| Vilasrao Deshmukh outside Sonia Gandhi's residence in New Delhi after meeting her on Saturday. (PTI)
New Delhi, Oct. 30: Still reeling from the shock of being comprehensively 'outmanoeuvred' by the Congress in Maharashtra, Nationalist Congress Party leaders today said chief negotiator Praful Patel could have bungled.
'In the delicate art of negotiation, if you make one major concession to your interlocutor, you end up making your negotiating position untenable by ending up making a series of concessions.
'That is what happened after we conceded the chief minister's job to the Congress last Sunday.
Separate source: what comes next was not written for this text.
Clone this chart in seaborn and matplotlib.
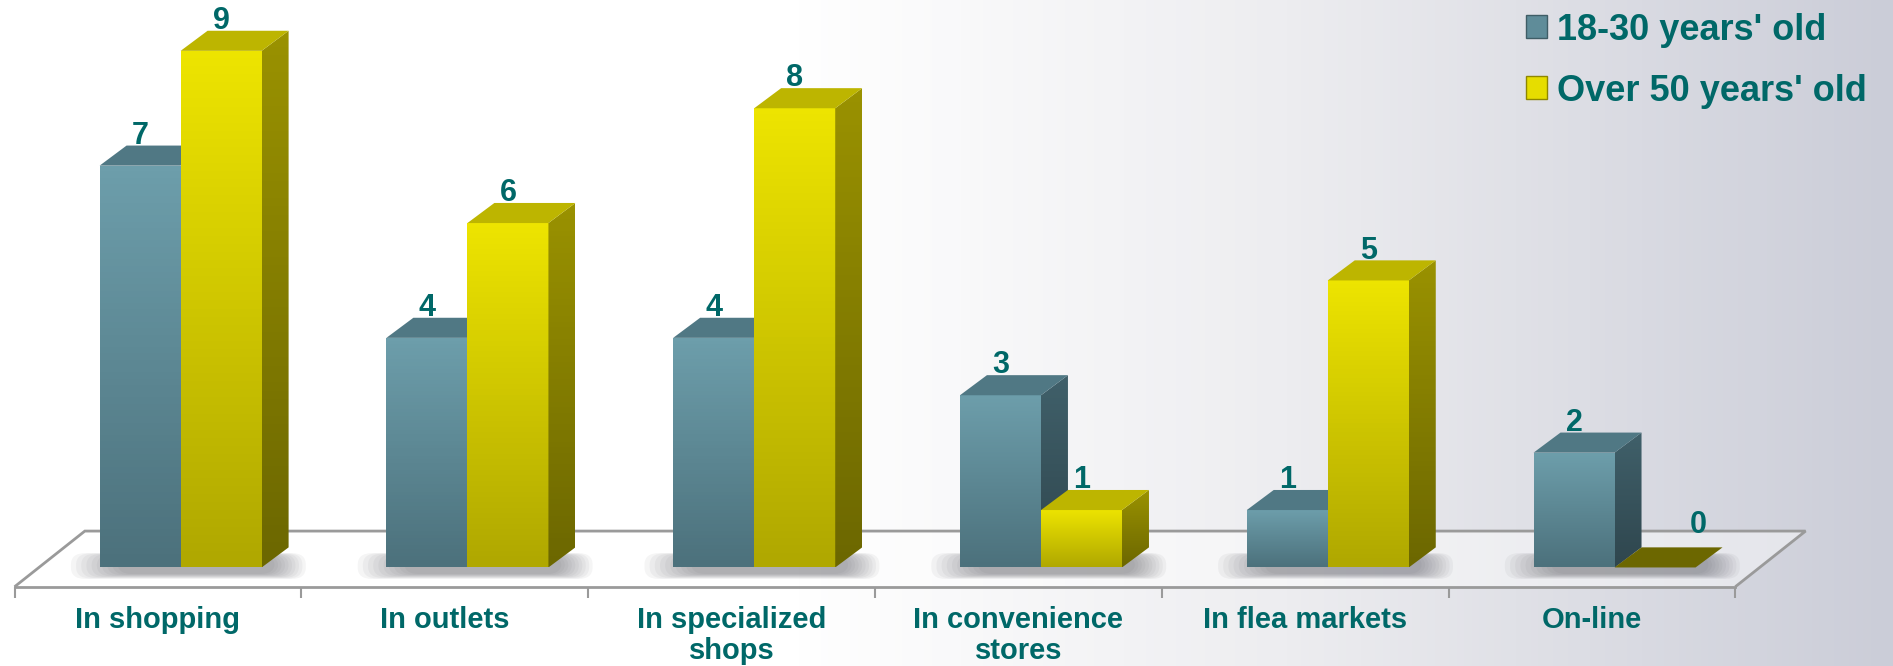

We have pointed this out to Praful,' a senior NCP leader said.
The NCP leadership was dumbstruck last night when the Congress dumped Sushil Kumar Shinde in favour of former chief minister Vilasrao Deshmukh, a prominent Maratha leader who fell out with Sharad Pawar a decade ago.
'Before and after we made the big concession of giving chief ministership to the Congress despite being the larger of the two parties, we were given to understand that Shinde would continue as chief minister.
'Which is why we elected R.R. Patil (a Maratha leader) for the deputy chief minister's post earlier yesterday. We did not at all expect Deshmukh's election,' said another NCP leader.
The NCP leadership is convinced that the Congress brought back Deshmukh to counter the consolidation of the powerful Maratha lobby behind it.
Nor are all sections in the NCP prepared to believe Shinde was the Congress frontrunner for the job till last evening.
The reason for the NCP's doubts is that the Congress chose to clam up on the leadership issue soon after the parties announced an understanding on government formation on Wednesday night.
NCP leader Pawar had then apparently prepared to make a statement that his party gave up chief ministership to allow a prominent Dalit leader (Shinde) to continue in office. But the statement was reportedly not made on a Congress suggestion that it would adversely affect the formal election of the legislature party leader.
NCP leaders do not appear to have imagined the Congress would replace a Dalit chief minister.
They also seem to have banked too much on assurances from Shinde that he was the high command's nominee regardless of what the MLAs said.
Indications are an atmosphere of gloom has settled in the NCP camp in Mumbai and leaders have yet to reconcile with yesterday's shock.
Praful, who a few days ago claimed the NCP state leadership would revolt if he conceded the chief ministership to the Congress, is said to be facing uncomfortable questions from the rank and file.
The 13-day drama that culminated in Deshmukh's election has also dented Pawar's image in the NCP state unit.